10 Years after the devastating collapse of the Rana Plaza textile factory, in which more than 1,100 people died, numerous companies have yet to sign either the Bangladesh Accord (the accord on building and fire safety in Bangladesh) or its successor, the International Accord. The accord is considered to be the only functional mechanism for the improvement of workplace safety worldwide.
Since January 2023, two of these companies – Amazon and IKEA – have fallen under the purview of the German Supply Chain Act. Therefore, garment workers in the Bangladeshi factories of these companies filed the first complaint with the German Federal Office of Economic Affairs and Export Control: the factories have not been adequately monitored, endangering workplace safety for employees. Together with FEMNET, ECCHR is supporting the Bangladeshi union National Garments Workers Federation (NGWF) with the complaint.
In the course of fact-finding research conducted in March 2023, the Bangladeshi union NGWF discovered safety deficiencies in the factories of Tom Tailor, Amazon and IKEA. The companies were informed repeatedly by civil society organizations and unions about the risks to health and safety in factories in Bangladesh and other manufacturing countries. Despite their awareness of existing dangers, they have still not yet signed the accord.
Since 1 January 2023, Amazon and IKEA have been subject to the German Supply Chain Act, which means they are legally obligated to protect people and the environment within their supply lines. Those who refuse to sign the accord are deliberately avoiding their responsibility to prevent known human rights risks within the textile industry and are thus in breach of their due diligence duties.
Represented by the NGWF and with the support of FEMNET and ECCHR, affected workers filed a complaint with BAFA in April 2023.
Already in November 2022, FEMNET and ECCHR addressed Tom Tailor, Deichmann, IKEA and Amazon in an open letter, demanding that these companies sign the accord and fulfill their due diligence responsibilities in the areas of occupational health and safety.

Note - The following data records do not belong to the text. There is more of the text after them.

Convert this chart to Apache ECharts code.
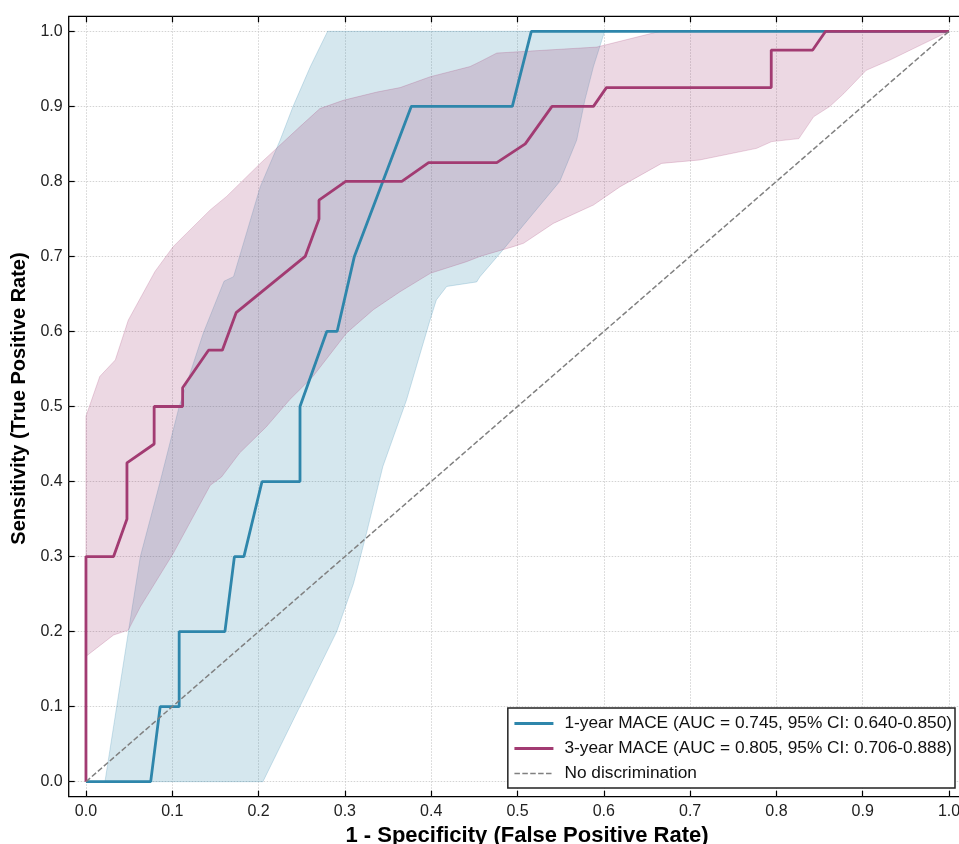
<!DOCTYPE html>
<html>
<head>
<meta charset="utf-8">
<script src="https://cdn.jsdelivr.net/npm/echarts@6/dist/echarts.min.js"></script>
<style>html,body{margin:0;padding:0;background:#fff;}#c{width:959px;height:844px;}</style>
</head>
<body>
<div id="c"></div>
<script>
// ---- data ----
const tickValues = [0, 0.1, 0.2, 0.3, 0.4, 0.5, 0.6, 0.7, 0.8, 0.9, 1.0];

// 1-year MACE ROC curve
const fpr1 = [0, 0.075, 0.086, 0.108, 0.108, 0.161, 0.172, 0.183, 0.204, 0.248, 0.248, 0.279, 0.291, 0.311, 0.377, 0.494, 0.516, 1.0];
const tpr1 = [0, 0, 0.1, 0.1, 0.2, 0.2, 0.3, 0.3, 0.4, 0.4, 0.5, 0.6, 0.6, 0.7, 0.9, 0.9, 1.0, 1.0];

// 3-year MACE ROC curve
const fpr3 = [0, 0, 0.032, 0.0475, 0.0475, 0.079, 0.079, 0.112, 0.112, 0.142, 0.158, 0.174, 0.254, 0.27, 0.27, 0.301, 0.366, 0.397, 0.476, 0.509, 0.540, 0.588, 0.603, 0.794, 0.794, 0.842, 0.857, 1.0];
const tpr3 = [0, 0.3, 0.3, 0.35, 0.425, 0.45, 0.5, 0.5, 0.525, 0.575, 0.575, 0.625, 0.7, 0.75, 0.775, 0.8, 0.8, 0.825, 0.825, 0.85, 0.9, 0.9, 0.925, 0.925, 0.975, 0.975, 1.0, 1.0];

// 1-year 95% CI band
const ci1UpX = [0.022, 0.050, 0.063, 0.086, 0.108, 0.136, 0.160, 0.171, 0.186, 0.202, 0.225, 0.240, 0.260, 0.280, 1.0];
const ci1UpY = [0, 0.206, 0.30, 0.40, 0.50, 0.598, 0.667, 0.673, 0.731, 0.793, 0.855, 0.90, 0.953, 1.0, 1.0];
const ci1LoX = [0.205, 0.2905, 0.31, 0.325, 0.344, 0.3715, 0.3986, 0.406, 0.418, 0.4527, 0.4565, 0.4797, 0.549, 0.5686, 0.578, 0.588, 0.601, 1.0];
const ci1LoY = [0, 0.2, 0.264, 0.331, 0.42, 0.509, 0.615, 0.642, 0.66, 0.666, 0.673, 0.704, 0.80, 0.855, 0.908, 0.953, 1.0, 1.0];

// 3-year 95% CI band
const ci3UpX = [0, 0.016, 0.034, 0.049, 0.080, 0.101, 0.144, 0.163, 0.202, 0.248, 0.271, 0.298, 0.337, 0.364, 0.399, 0.445, 0.4565, 0.476, 0.592, 0.665, 1.0];
const ci3UpY = [0.487, 0.54, 0.562, 0.615, 0.68, 0.713, 0.762, 0.78, 0.824, 0.873, 0.897, 0.908, 0.919, 0.925, 0.9395, 0.953, 0.9595, 0.971, 0.979, 1.0, 1.0];
const ci3LoX = [0, 0.032, 0.049, 0.063, 0.101, 0.144, 0.157, 0.178, 0.209, 0.236, 0.263, 0.302, 0.333, 0.364, 0.399, 0.441, 0.4565, 0.495, 0.507, 0.5415, 0.588, 0.619, 0.667, 0.711, 0.777, 0.7945, 0.826, 0.843, 0.862, 0.878, 0.904, 0.932, 1.0];
const ci3LoY = [0.167, 0.1955, 0.202, 0.233, 0.304, 0.395, 0.406, 0.438, 0.473, 0.509, 0.54, 0.598, 0.629, 0.653, 0.6775, 0.693, 0.70, 0.713, 0.7175, 0.744, 0.7685, 0.793, 0.824, 0.8285, 0.844, 0.853, 0.857, 0.886, 0.90, 0.917, 0.948, 0.962, 1.0];

// chance line
const diagX = [0, 1];
const diagY = [0, 1];

const name1 = '1-year MACE (AUC = 0.745, 95% CI: 0.640-0.850)';
const name3 = '3-year MACE (AUC = 0.805, 95% CI: 0.706-0.888)';
const nameDiag = 'No discrimination';

// ---- build ----
const zip = (xs, ys) => xs.map((x, i) => [x, ys[i]]);
const FONT = '"Liberation Sans", Arial, sans-serif';
const BLUE = '#2E86AB';
const MAG = '#A23B72';

function bandSeries(upX, upY, loX, loY, fill, stroke) {
  const up = zip(upX, upY);
  const lo = zip(loX, loY);
  return {
    type: 'custom',
    silent: true,
    clip: true,
    z: 1,
    data: [[0, 0]],
    renderItem: function (params, api) {
      const pts = up.map(p => api.coord(p)).concat(lo.slice().reverse().map(p => api.coord(p)));
      return {
        type: 'polygon',
        shape: { points: pts },
        style: { fill: fill, stroke: stroke, lineWidth: 1 }
      };
    }
  };
}

const chart = echarts.init(document.getElementById('c'), null, { renderer: 'canvas' });

const tickStyle = { show: true, inside: true, length: 6, customValues: tickValues, lineStyle: { color: '#000', width: 1.2 } };
const axisCommon = {
  type: 'value',
  min: -0.02,
  max: 1.02,
};

chart.setOption({
  animation: false,
  backgroundColor: '#fff',
  textStyle: { fontFamily: FONT },
  grid: {
    left: 68.7, top: 16.3, width: 897.6, height: 780.4,
    outerBoundsMode: 'none',
    containLabel: false,
    show: true, borderColor: '#000', borderWidth: 1.3, backgroundColor: 'transparent'
  },
  xAxis: [
    Object.assign({}, axisCommon, {
      position: 'bottom',
      name: '1 - Specificity (False Positive Rate)',
      nameLocation: 'middle',
      nameGap: 28,
      nameTextStyle: { fontFamily: FONT, fontSize: 22, fontWeight: 'bold', color: '#000', padding: [0, 0, 0, 19] },
      axisLine: { show: false, onZero: false },
      axisTick: tickStyle,
      axisLabel: { show: true, customValues: tickValues, margin: 7, fontSize: 16, color: '#222', fontFamily: FONT,
        formatter: v => v.toFixed(1) },
      splitLine: { show: true, lineStyle: { color: '#c8c8c8', width: 0.8, type: [1.5, 1.5] } }
    }),
    Object.assign({}, axisCommon, {
      position: 'top',
      axisLine: { show: false, onZero: false },
      axisTick: tickStyle,
      axisLabel: { show: false },
      splitLine: { show: false }
    })
  ],
  yAxis: [
    Object.assign({}, axisCommon, {
      position: 'left',
      name: 'Sensitivity (True Positive Rate)',
      nameLocation: 'middle',
      nameGap: 34,
      nameTextStyle: { fontFamily: FONT, fontSize: 20, fontWeight: 'bold', color: '#000', padding: [0, 0, 0, 16] },
      axisLine: { show: false, onZero: false },
      axisTick: tickStyle,
      axisLabel: { show: true, customValues: tickValues, margin: 6, fontSize: 16, color: '#222', fontFamily: FONT,
        formatter: v => v.toFixed(1) },
      splitLine: { show: true, lineStyle: { color: '#c8c8c8', width: 0.8, type: [1.5, 1.5] } }
    }),
    Object.assign({}, axisCommon, {
      position: 'right',
      axisLine: { show: false, onZero: false },
      axisTick: tickStyle,
      axisLabel: { show: false },
      splitLine: { show: false }
    })
  ],
  legend: {
    orient: 'vertical',
    right: 4,
    bottom: 56,
    data: [
      { name: name1, lineStyle: { width: 3.2 } },
      { name: name3, lineStyle: { width: 3.2 } },
      { name: nameDiag, lineStyle: { width: 1.5 } }
    ],
    backgroundColor: '#fff',
    borderColor: '#222',
    borderWidth: 1.5,
    borderRadius: 0,
    padding: [7, 3, 6, 5],
    itemGap: 8,
    itemWidth: 39,
    itemHeight: 14,
    itemStyle: { opacity: 0 },
    textStyle: { fontFamily: FONT, fontSize: 17.3, color: '#111', padding: [0, 0, 0, 6] }
  },
  series: [
    bandSeries(ci1UpX, ci1UpY, ci1LoX, ci1LoY, 'rgba(46,134,171,0.2)', 'rgba(46,134,171,0.22)'),
    bandSeries(ci3UpX, ci3UpY, ci3LoX, ci3LoY, 'rgba(162,59,114,0.2)', 'rgba(162,59,114,0.22)'),
    {
      name: name1, type: 'line', data: zip(fpr1, tpr1), symbol: 'none', showSymbol: false,
      lineStyle: { color: BLUE, width: 2.8 }, itemStyle: { color: BLUE }, z: 3, clip: false
    },
    {
      name: name3, type: 'line', data: zip(fpr3, tpr3), symbol: 'none', showSymbol: false,
      lineStyle: { color: MAG, width: 2.8 }, itemStyle: { color: MAG }, z: 3, clip: false
    },
    {
      name: nameDiag, type: 'line', data: zip(diagX, diagY), symbol: 'none', showSymbol: false,
      lineStyle: { color: '#808080', width: 1.5, type: [5.5, 2.4] }, itemStyle: { color: '#808080' }, z: 4
    }
  ]
});
</script>
</body>
</html>
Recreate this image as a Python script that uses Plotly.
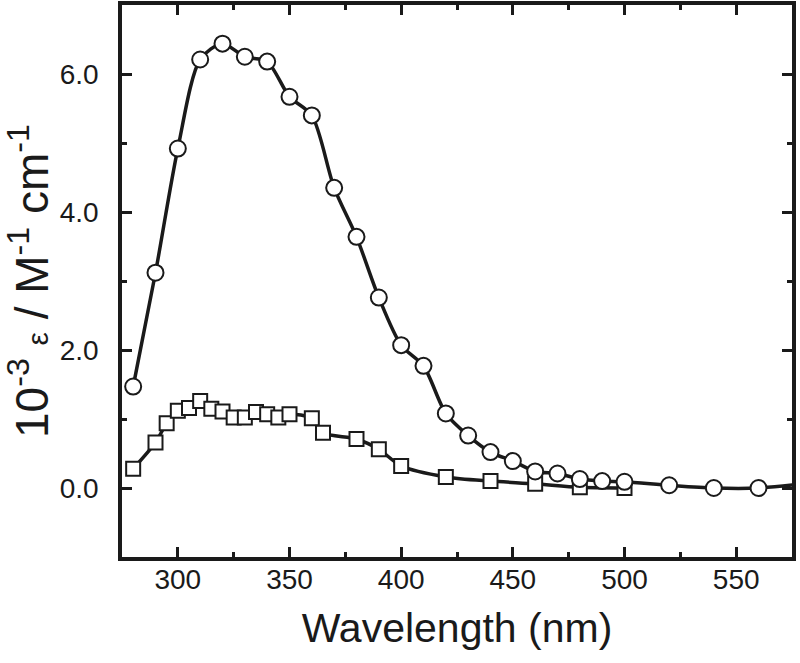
import plotly.graph_objects as go

# Circles series
wl_circ = [280, 290, 300, 310, 320, 330, 340, 350, 360, 370, 380, 390, 400, 410,
           420, 430, 440, 450, 460, 470, 480, 490, 500, 520, 540, 560]
eps_circ = [1.47, 3.12, 4.92, 6.21, 6.44, 6.25, 6.18, 5.67, 5.40, 4.35, 3.64, 2.76,
            2.07, 1.77, 1.08, 0.76, 0.52, 0.39, 0.24, 0.21, 0.13, 0.10, 0.09, 0.04,
            0.0, 0.0]
# tail of the fitted curve beyond last marker
wl_circ_tail = [580]
eps_circ_tail = [0.06]

# Squares series
wl_sq = [280, 290, 295, 300, 305, 310, 315, 320, 325, 330, 335, 340, 345, 350,
         360, 365, 380, 390, 400, 420, 440, 460, 480, 500]
eps_sq = [0.28, 0.66, 0.94, 1.12, 1.16, 1.26, 1.15, 1.11, 1.02, 1.02, 1.10, 1.07,
          1.02, 1.07, 1.01, 0.80, 0.71, 0.56, 0.32, 0.16, 0.10, 0.06, 0.01, 0.0]

INK = "#1a1a1a"
FONT = "Liberation Sans, Arial, Helvetica, sans-serif"

fig = go.Figure()
fig.add_trace(go.Scatter(x=wl_sq, y=eps_sq, mode="lines",
                         line=dict(color=INK, width=3.5, shape="spline", smoothing=0.8),
                         showlegend=False, hoverinfo="skip"))
fig.add_trace(go.Scatter(x=wl_sq, y=eps_sq, mode="markers",
                         marker=dict(symbol="square", size=14, color="white",
                                     line=dict(color=INK, width=2)),
                         showlegend=False))
fig.add_trace(go.Scatter(x=wl_circ + wl_circ_tail, y=eps_circ + eps_circ_tail, mode="lines",
                         line=dict(color=INK, width=3.5, shape="spline", smoothing=0.8),
                         showlegend=False, hoverinfo="skip"))
fig.add_trace(go.Scatter(x=wl_circ, y=eps_circ, mode="markers",
                         marker=dict(symbol="circle", size=16, color="white",
                                     line=dict(color=INK, width=2)),
                         showlegend=False))

axis_common = dict(
    showline=True, linecolor=INK, linewidth=3.5, mirror="allticks",
    ticks="inside", ticklen=10, tickwidth=3, tickcolor=INK,
    showgrid=False, zeroline=False,
    tickfont=dict(family=FONT, size=28, color=INK),
)

fig.update_xaxes(range=[275, 575], tick0=0, dtick=50,
                 minor=dict(ticks="inside", ticklen=5, tickwidth=3, tickcolor=INK, dtick=25, tick0=0, showgrid=False),
                 title=dict(text="Wavelength (nm)", font=dict(family=FONT, size=41, color=INK), standoff=20),
                 ticklabelstandoff=-5,
                 **axis_common)
fig.update_yaxes(range=[-1, 7], tick0=0, dtick=2, tickformat=".1f",
                 minor=dict(ticks="inside", ticklen=5, tickwidth=3, tickcolor=INK, dtick=1, tick0=0, showgrid=False),
                 title=dict(text="10<sup>-3</sup> <span style='font-size:30px'>ε</span> / M<sup>-1</sup> cm<sup>-1</sup>",
                            font=dict(family=FONT, size=46, color=INK), standoff=0),
                 ticklabelstandoff=14,
                 **axis_common)

fig.update_layout(
    width=800, height=663,
    margin=dict(l=122, r=8, t=5, b=106, autoexpand=False),
    plot_bgcolor="white", paper_bgcolor="white",
    font=dict(family=FONT, color=INK),
)

fig.write_html("out.html", config={"displayModeBar": False},
               post_script="document.body.style.margin='0';")
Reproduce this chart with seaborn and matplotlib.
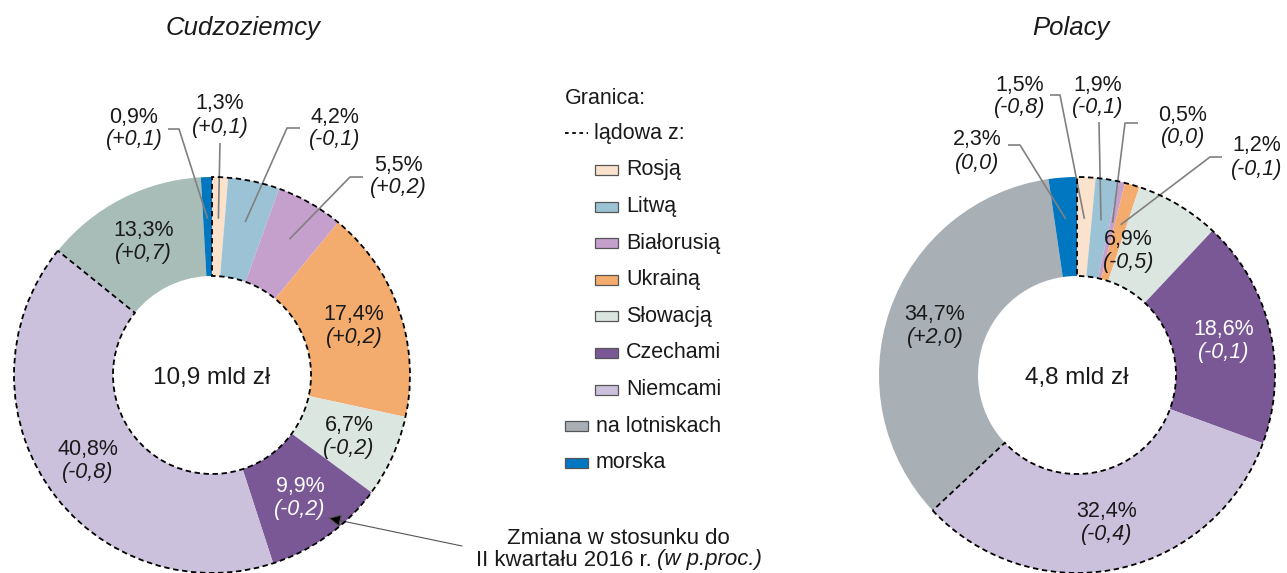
import matplotlib
matplotlib.use("Agg")
import numpy as np
import matplotlib.pyplot as plt
import seaborn as sns
from matplotlib.patches import Wedge, Rectangle

# --- data -------------------------------------------------------------
segments = ["Rosją", "Litwą", "Białorusią", "Ukrainą", "Słowacją",
            "Czechami", "Niemcami", "na lotniskach", "morska"]
n_land = 7  # first seven segments are land borders

foreign_share = [1.3, 4.2, 5.5, 17.4, 6.7, 9.9, 40.8, 13.3, 0.9]
foreign_change = [0.1, -0.1, 0.2, 0.2, -0.2, -0.2, -0.8, 0.7, 0.1]
foreign_total = "10,9 mld zł"

polish_share = [1.5, 1.9, 0.5, 1.2, 6.9, 18.6, 32.4, 34.7, 2.3]
polish_change = [-0.8, -0.1, 0.0, -0.1, -0.5, -0.1, -0.4, 2.0, 0.0]
polish_total = "4,8 mld zł"

land_colors = ["#FBE2CC", "#9CC3D5", "#C6A0CC", "#F4AC6E",
               "#DCE6E0", "#7A5896", "#CBC1DC"]
air_left, air_right, sea = "#A9BDB8", "#A8AFB5", "#0077C0"

# --- style ------------------------------------------------------------
sns.set_theme(style="white")
plt.rcParams['font.family'] = ['Liberation Sans', 'DejaVu Sans']

W, H = 1287, 573
R = 198
TXT = "#1a1a1a"
LEAD = "#808080"
FS = 15.5


def Y(y):
    # pixel row from top -> data y
    return H - y


def fmt_val(v):
    return f"{v:.1f}%".replace('.', ',')


def fmt_chg(v):
    if v == 0:
        return "(0,0)"
    return f"({v:+.1f})".replace('.', ',')


def two_lines(ax, x, y, v, c, color=TXT):
    ax.text(x, Y(y - 11), fmt_val(v), ha='center', va='center', fontsize=FS, color=color)
    ax.text(x, Y(y + 12), fmt_chg(c), ha='center', va='center', fontsize=FS,
            color=color, style='italic')


def donut(ax, cx, cy, shares, changes, colors, total, outside, shift):
    palette = sns.color_palette(colors)
    wedges, _ = ax.pie(shares, colors=palette, startangle=90, counterclock=False,
                       radius=R, center=(cx, Y(cy)),
                       wedgeprops=dict(width=R * 0.5, linewidth=0))
    land_total = sum(shares[:n_land])
    ax.add_patch(Wedge((cx, Y(cy)), R, 90 - 3.6 * land_total, 90, width=R * 0.5,
                       fill=False, ec='black', lw=1.3, ls=(0, (3, 2)), zorder=5))
    ax.text(cx, Y(cy + 3), total, ha='center', va='center', fontsize=17.5, color=TXT)

    for i, w in enumerate(wedges):
        mid = np.deg2rad((w.theta1 + w.theta2) / 2)
        if i in outside:
            tx, ty, path = outside[i]
            ex = cx + 0.79 * R * np.cos(mid)
            ey = Y(cy) + 0.79 * R * np.sin(mid)
            xs = [p[0] for p in path] + [ex]
            ys = [Y(p[1]) for p in path] + [ey]
            ax.plot(xs, ys, color=LEAD, lw=1.2, solid_capstyle='butt')
            two_lines(ax, tx, ty, shares[i], changes[i])
        else:
            da, rf = shift.get(i, (0, 0.76))
            a = mid + np.deg2rad(da)
            lx = cx + rf * R * np.cos(a)
            ly = cy - rf * R * np.sin(a)
            col = "white" if i == 5 else TXT
            two_lines(ax, lx, ly, shares[i], changes[i], col)


fig = plt.figure(figsize=(12.87, 5.73), dpi=100)
ax = fig.add_axes([0, 0, 1, 1])

# label layout: index -> (text x, text y, leader points in pixels)
left_out = {
    8: (134, 128, [(168, 129), (179, 129)]),
    0: (220, 115, [(220, 143)]),
    1: (335, 128, [(300, 128), (287, 128)]),
    2: (398, 176, [(363, 177), (350, 177)]),
}
right_out = {
    8: (977, 151, [(1008, 145), (1020, 145)]),
    0: (1020, 96, [(1050, 95), (1060, 95)]),
    1: (1098, 96, [(1099, 122)]),
    2: (1183, 126, [(1138, 123), (1125, 123)]),
    3: (1257, 157, [(1222, 157), (1210, 157)]),
}

donut(ax, 212, 375, foreign_share, foreign_change, land_colors + [air_left, sea],
      foreign_total, left_out, {})
donut(ax, 1077, 375, polish_share, polish_change, land_colors + [air_right, sea],
      polish_total, right_out, {4: (8.4, 0.68)})

ax.text(243, Y(28), "Cudzoziemcy", ha='center', va='center', fontsize=18.5,
        style='italic', color=TXT)
ax.text(1071, Y(28), "Polacy", ha='center', va='center', fontsize=18.5,
        style='italic', color=TXT)

# legend
LFS = 15.5
ax.text(565, Y(98), "Granica:", ha='left', va='center', fontsize=LFS, color=TXT)
ax.plot([565, 588], [Y(133), Y(133)], color='black', lw=1.3, ls=(0, (2, 2)))
ax.text(594, Y(133), "lądowa z:", ha='left', va='center', fontsize=LFS, color=TXT)
leg_colors = land_colors + [air_right, sea]
for i, name in enumerate(segments):
    yc = 170 + i * 36.6
    x0 = 595 if i < n_land else 565
    ax.add_patch(Rectangle((x0, Y(yc) - 5), 23, 10, fc=leg_colors[i],
                           ec='#555555', lw=0.9))
    ax.text(x0 + 31, Y(yc), name, ha='left', va='center', fontsize=LFS, color=TXT)

# change note
ax.annotate('', xy=(328, Y(518)), xytext=(462, Y(546)),
            arrowprops=dict(arrowstyle='-|>', color='#555555', fc='black',
                            lw=0.8, mutation_scale=20, shrinkA=0, shrinkB=0))
ax.text(618, Y(538), "Zmiana w stosunku do", ha='center', va='center',
        fontsize=16, color=TXT)
ax.text(652, Y(560), "II kwartału 2016 r.", ha='right', va='center',
        fontsize=16, color=TXT)
ax.text(657, Y(560), "(w p.proc.)", ha='left', va='center',
        fontsize=16, color=TXT, style='italic')

ax.set_xlim(0, W)
ax.set_ylim(0, H)
ax.set_aspect('equal')
ax.axis('off')

fig.savefig("out.png", dpi=100)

The collapse of Rana Plaza highlighted the failure of voluntary corporate responsibility initiatives. In response, the Bangladesh Accord was introduced and has since become the most successful tool globally for improving occupational safety and health.
Since its inception, the accord has helped avert preventable disasters in the garment industry. Tens of thousands of identified safety hazards have since been eliminated, workers have been trained and informed, and a grievance mechanism has been established to give workers a voice to address workplace safety issues.